- Title: Ameen-e-Shari'at

Personal life
- Born: 2 November 1927 Saudagran Mohalla, Bareilly, Uttar Pradesh
- Died: 9 November 2015 (aged 88) Bareilly, Uttar Pradesh
- Resting place: Kankar Tola, Bareilly, Uttar Pradesh
- Children: Mufti Salman Raza Khan, Mufti Noman Raza Khan
- Parent: Mufti Hasnain Raza Khan (father);
- Era: Modern Era
- Region: South Asia
- Known for: Mazameen-e-Ameen-e-Shariat

Religious life
- Religion: Islam
- Denomination: Sunni
- Jurisprudence: Hanafi
- Creed: Maturidi
- Movement: Barelvi Movement

Muslim leader
- Influenced by Ahmed Raza Khan Barelvi;

= Sibtain Raza Khan =

Indian Sufi saint

Mufti Sibtain Raza Khan (2 November 1927 – 9 November 2015) also known as Ameen-e-Shari'at (Protector of Shariah) was an Islamic scholar, Sufi, author and Islamic Poet from India. He was the grandson of Hassan Raza Khan. He is known for writing the Mazameen-e-Ameen-e-Shariat.

== Early life and education ==
Mufti Sibtain Raza Khan was born to Mufti Hasnain Raza Khan Quadri son of Hassan Raza Khan younger brother of Ahmad Raza Khan on 2 November 1927.

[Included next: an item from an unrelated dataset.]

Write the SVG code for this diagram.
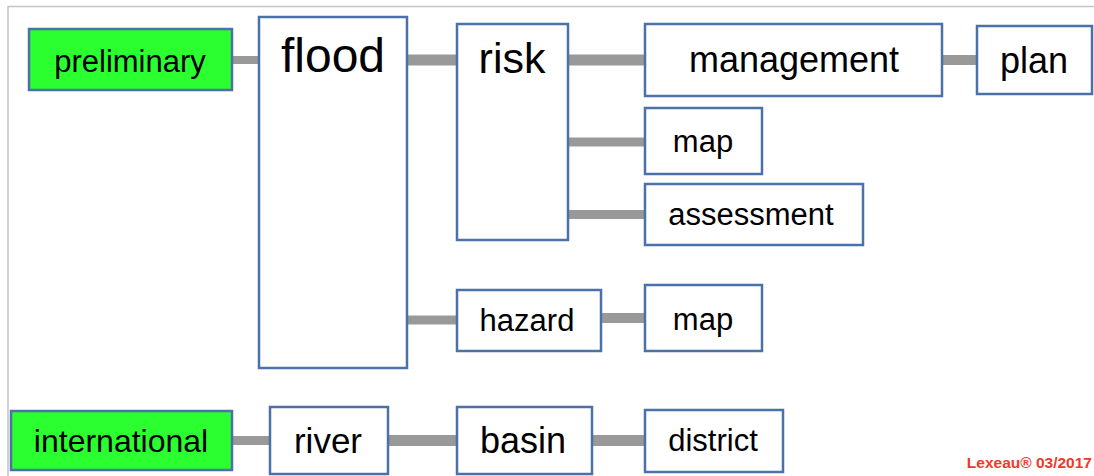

Raza Khan attained most of his early education from his father Hasnain Raza Khan and spiritually from Mustafa Raza Khan. He studied various branches of knowledge under the guidance of great personalities of that time like Sadr al-Shariah Amjad Ali Aazmi, Mohaddis e Azam Pakistan Maulana Sardar Ahmed Khan, Moulana Qazi Shamsuddin, Shiekh al-Hadees Ghulam Muhammad Yaeen Poornavi

== Later life and legacy ==
Sibtain Raza has spend nearly 52 years of his life in Chhattisgarh and other southern area by providing various Islamic services to the Muslim Community. Many religious institutions have been named after his death. He died at the age of 93 on 9 November 2015. His Urs festival is celebrated annually, which is marked by various religious programmes.